The startup also offers Kubogent, a Kubernetes-based infrastructure accelerator for hosting AI workloads, providing pre-validated architectures with built-in security, observability, disaster recovery, and site reliability practices.
Business model
Aivar follows a service-first, hybrid software and services model, co-building AI solutions with customers and transferring full ownership of the deployed intellectual property. Pricing depends on factors such as infrastructure scale, traffic, supported languages, and customisation needs.
Engagements start with a one-time deployment fee, followed by optional managed services billed based on engineering effort, resource seniority, and engagement complexity, ranging from short-term handovers to subscriptions of eight to ten months or more. Solutions are delivered in modular components, allowing enterprises to adopt only what they need and scale over time across sectors, including fintech, healthcare, retail, and logistics.
“Our intent is alignment, not dependency. If we deliver value, customers continue working with us. If they choose to take things in-house, they should be able to do so without friction,” he says.
Looking ahead
The Indian AI market, valued at $9.51 billion in 2024, is projected to reach $130.63 billion by 2032, growing at a CAGR of 39%, according to Fortune Business Insight.
Looking ahead, Aivar sees AI evolving from discrete deployments into the operating layer of enterprise workflows, where processes are continuously optimised and outcomes measured in real time.
“This is not a tooling upgrade, it’s a redefinition of how work gets done.

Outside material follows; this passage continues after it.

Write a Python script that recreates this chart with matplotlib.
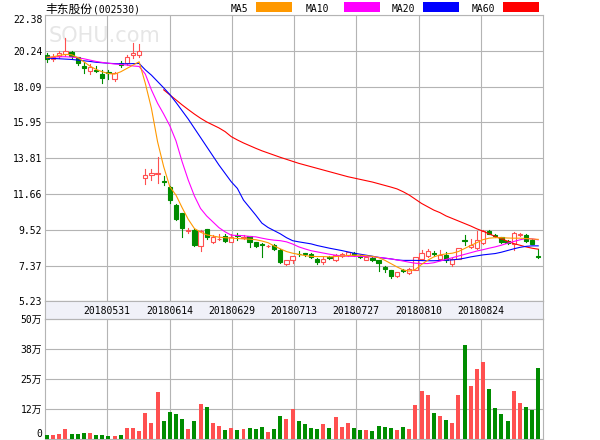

Our objective is to help enterprises navigate that transition pragmatically, with systems that work under real-world constraints,” he says.
The startup competes with AI-focused firms such as Fractal Analytics, Quantiphi, Tiger Analytics, LatentView Analytics, and select GenAI studios and advanced AWS partners, operating in enterprise AI delivery and analytics, while differentiating through faster execution, deeper integration into core workflows, and a service-led accelerator approach.
“Our differentiation is simple, we don’t treat AI as a pilot or a product; we embed it directly into core enterprise workflows and take responsibility for making it work in production,” Rajendran concludes.